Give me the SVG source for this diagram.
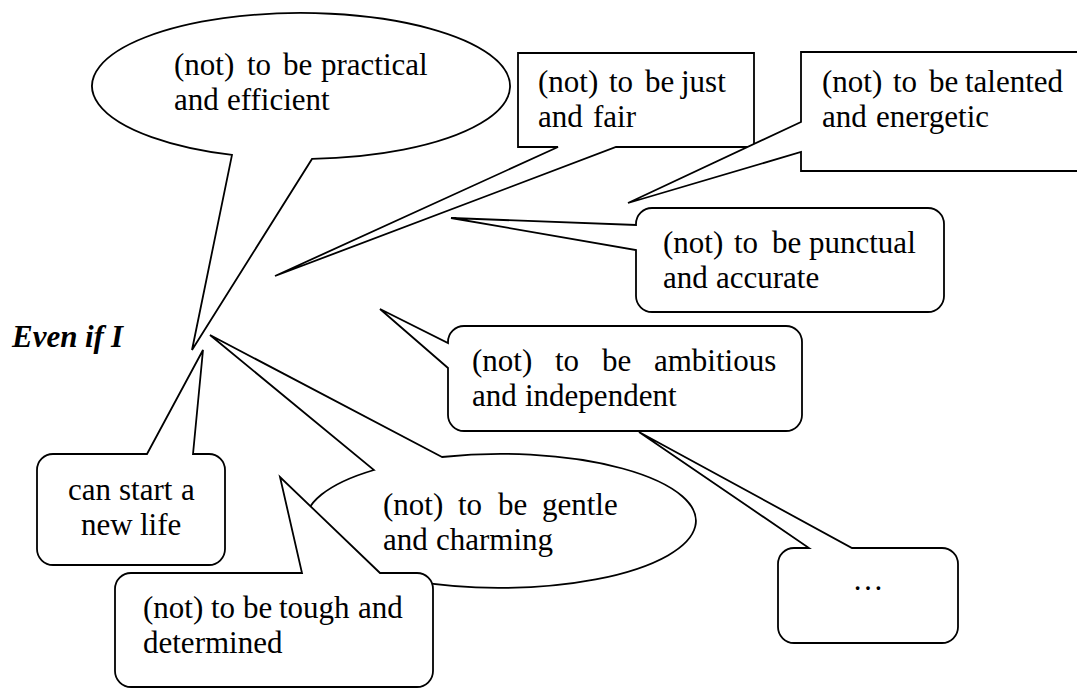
<svg xmlns="http://www.w3.org/2000/svg" width="1077" height="689" viewBox="0 0 1077 689">
<style>
.c{fill:#fff;stroke:#000;stroke-width:1.8;stroke-linejoin:miter}
text{font-family:"Liberation Serif","Times New Roman",serif;font-size:31px;fill:#000}
.b{font-weight:bold;font-style:italic}
</style>
<rect width="1077" height="689" fill="#fff"/>
<g id="practical">
<path class="c" d="M232,154.9 L192,350 L312,158.9 A209,73 0 1,0 232,154.9 Z"/>
<text><tspan x="174" y="75">(not)</tspan><tspan x="247" y="75">to</tspan><tspan x="283" y="75">be</tspan><tspan x="321" y="75">practical</tspan><tspan x="174" y="110">and</tspan><tspan x="227" y="110">efficient</tspan></text>
</g>
<g id="just">
<path class="c" d="M518,53 H754 V147 H616 L275,276 L558,147 H518 Z"/>
<text><tspan x="538" y="92">(not)</tspan><tspan x="609" y="92">to</tspan><tspan x="645" y="92">be</tspan><tspan x="681" y="92">just</tspan><tspan x="538" y="127">and</tspan><tspan x="593" y="127">fair</tspan></text>
</g>
<g id="talented">
<path class="c" d="M801,52 H1090 V171 H801 V152 L628,203 L801,122 Z"/>
<text><tspan x="822" y="92">(not)</tspan><tspan x="893" y="92">to</tspan><tspan x="929" y="92">be</tspan><tspan x="965" y="92">talented</tspan><tspan x="822" y="127">and</tspan><tspan x="876" y="127">energetic</tspan></text>
</g>
<g id="punctual">
<path class="c" d="M652,208 H928 A16,16 0 0 1 944,224 V296 A16,16 0 0 1 928,312 H652 A16,16 0 0 1 636,296 V250 L451,218 L636,225 V224 A16,16 0 0 1 652,208 Z"/>
<text><tspan x="663" y="253">(not)</tspan><tspan x="734" y="253">to</tspan><tspan x="772" y="253">be</tspan><tspan x="809" y="253">punctual</tspan><tspan x="663" y="288">and</tspan><tspan x="716" y="288">accurate</tspan></text>
</g>
<g id="ambitious">
<path class="c" d="M464,326 H786 A16,16 0 0 1 802,342 V415 A16,16 0 0 1 786,431 H464 A16,16 0 0 1 448,415 V368 L380,309 L448,343 V342 A16,16 0 0 1 464,326 Z"/>
<text><tspan x="472" y="371">(not)</tspan><tspan x="555" y="371">to</tspan><tspan x="602" y="371">be</tspan><tspan x="654" y="371">ambitious</tspan><tspan x="472" y="406">and</tspan><tspan x="525" y="406">independent</tspan></text>
</g>
<g id="more">
<path class="c" d="M794,548 H809 L639,432 L852,548 H942 A16,16 0 0 1 958,564 V627 A16,16 0 0 1 942,643 H794 A16,16 0 0 1 778,627 V564 A16,16 0 0 1 794,548 Z"/>
<text x="868" y="590" text-anchor="middle">…</text>
</g>
<g id="gentle">
<path class="c" d="M442,457 L210,335 L374,470 A195,67 0 1,0 442,457 Z"/>
<text><tspan x="383" y="515">(not)</tspan><tspan x="458" y="515">to</tspan><tspan x="498" y="515">be</tspan><tspan x="542" y="515">gentle</tspan><tspan x="383" y="550">and</tspan><tspan x="436" y="550">charming</tspan></text>
</g>
<g id="newlife">
<path class="c" d="M53,454 H147 L203,350 L193,454 H209 A16,16 0 0 1 225,470 V549 A16,16 0 0 1 209,565 H53 A16,16 0 0 1 37,549 V470 A16,16 0 0 1 53,454 Z"/>
<text><tspan x="68" y="500">can</tspan><tspan x="119" y="500">start</tspan><tspan x="181" y="500">a</tspan><tspan x="81" y="535">new</tspan><tspan x="140" y="535">life</tspan></text>
</g>
<g id="tough">
<path class="c" d="M131,573 H302 L280,477 L380,573 H417 A16,16 0 0 1 433,589 V671 A16,16 0 0 1 417,687 H131 A16,16 0 0 1 115,671 V589 A16,16 0 0 1 131,573 Z"/>
<text><tspan x="143" y="618">(not)</tspan><tspan x="211" y="618">to</tspan><tspan x="243" y="618">be</tspan><tspan x="279" y="618">tough</tspan><tspan x="358" y="618">and</tspan><tspan x="143" y="653">determined</tspan></text>
</g>
<g id="subject">
<text class="b"><tspan x="12" y="347">Even</tspan><tspan x="85" y="347">if</tspan><tspan x="111" y="347">I</tspan></text>
</g>
</svg>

----------

*AIM OF THE TASK*. Would you return the data exactly as written, without the pictures?

*WRITTEN REPLY*.
Give me the SVG source for this diagram.
<svg xmlns="http://www.w3.org/2000/svg" width="1077" height="689" viewBox="0 0 1077 689">
<style>
.c{fill:#fff;stroke:#000;stroke-width:1.8;stroke-linejoin:miter}
text{font-family:"Liberation Serif","Times New Roman",serif;font-size:31px;fill:#000}
.b{font-weight:bold;font-style:italic}
</style>
<rect width="1077" height="689" fill="#fff"/>
<g id="practical">
<path class="c" d="M232,154.9 L192,350 L312,158.9 A209,73 0 1,0 232,154.9 Z"/>
<text><tspan x="174" y="75">(not)</tspan><tspan x="247" y="75">to</tspan><tspan x="283" y="75">be</tspan><tspan x="321" y="75">practical</tspan><tspan x="174" y="110">and</tspan><tspan x="227" y="110">efficient</tspan></text>
</g>
<g id="just">
<path class="c" d="M518,53 H754 V147 H616 L275,276 L558,147 H518 Z"/>
<text><tspan x="538" y="92">(not)</tspan><tspan x="609" y="92">to</tspan><tspan x="645" y="92">be</tspan><tspan x="681" y="92">just</tspan><tspan x="538" y="127">and</tspan><tspan x="593" y="127">fair</tspan></text>
</g>
<g id="talented">
<path class="c" d="M801,52 H1090 V171 H801 V152 L628,203 L801,122 Z"/>
<text><tspan x="822" y="92">(not)</tspan><tspan x="893" y="92">to</tspan><tspan x="929" y="92">be</tspan><tspan x="965" y="92">talented</tspan><tspan x="822" y="127">and</tspan><tspan x="876" y="127">energetic</tspan></text>
</g>
<g id="punctual">
<path class="c" d="M652,208 H928 A16,16 0 0 1 944,224 V296 A16,16 0 0 1 928,312 H652 A16,16 0 0 1 636,296 V250 L451,218 L636,225 V224 A16,16 0 0 1 652,208 Z"/>
<text><tspan x="663" y="253">(not)</tspan><tspan x="734" y="253">to</tspan><tspan x="772" y="253">be</tspan><tspan x="809" y="253">punctual</tspan><tspan x="663" y="288">and</tspan><tspan x="716" y="288">accurate</tspan></text>
</g>
<g id="ambitious">
<path class="c" d="M464,326 H786 A16,16 0 0 1 802,342 V415 A16,16 0 0 1 786,431 H464 A16,16 0 0 1 448,415 V368 L380,309 L448,343 V342 A16,16 0 0 1 464,326 Z"/>
<text><tspan x="472" y="371">(not)</tspan><tspan x="555" y="371">to</tspan><tspan x="602" y="371">be</tspan><tspan x="654" y="371">ambitious</tspan><tspan x="472" y="406">and</tspan><tspan x="525" y="406">independent</tspan></text>
</g>
<g id="more">
<path class="c" d="M794,548 H809 L639,432 L852,548 H942 A16,16 0 0 1 958,564 V627 A16,16 0 0 1 942,643 H794 A16,16 0 0 1 778,627 V564 A16,16 0 0 1 794,548 Z"/>
<text x="868" y="590" text-anchor="middle">…</text>
</g>
<g id="gentle">
<path class="c" d="M442,457 L210,335 L374,470 A195,67 0 1,0 442,457 Z"/>
<text><tspan x="383" y="515">(not)</tspan><tspan x="458" y="515">to</tspan><tspan x="498" y="515">be</tspan><tspan x="542" y="515">gentle</tspan><tspan x="383" y="550">and</tspan><tspan x="436" y="550">charming</tspan></text>
</g>
<g id="newlife">
<path class="c" d="M53,454 H147 L203,350 L193,454 H209 A16,16 0 0 1 225,470 V549 A16,16 0 0 1 209,565 H53 A16,16 0 0 1 37,549 V470 A16,16 0 0 1 53,454 Z"/>
<text><tspan x="68" y="500">can</tspan><tspan x="119" y="500">start</tspan><tspan x="181" y="500">a</tspan><tspan x="81" y="535">new</tspan><tspan x="140" y="535">life</tspan></text>
</g>
<g id="tough">
<path class="c" d="M131,573 H302 L280,477 L380,573 H417 A16,16 0 0 1 433,589 V671 A16,16 0 0 1 417,687 H131 A16,16 0 0 1 115,671 V589 A16,16 0 0 1 131,573 Z"/>
<text><tspan x="143" y="618">(not)</tspan><tspan x="211" y="618">to</tspan><tspan x="243" y="618">be</tspan><tspan x="279" y="618">tough</tspan><tspan x="358" y="618">and</tspan><tspan x="143" y="653">determined</tspan></text>
</g>
<g id="subject">
<text class="b"><tspan x="12" y="347">Even</tspan><tspan x="85" y="347">if</tspan><tspan x="111" y="347">I</tspan></text>
</g>
</svg>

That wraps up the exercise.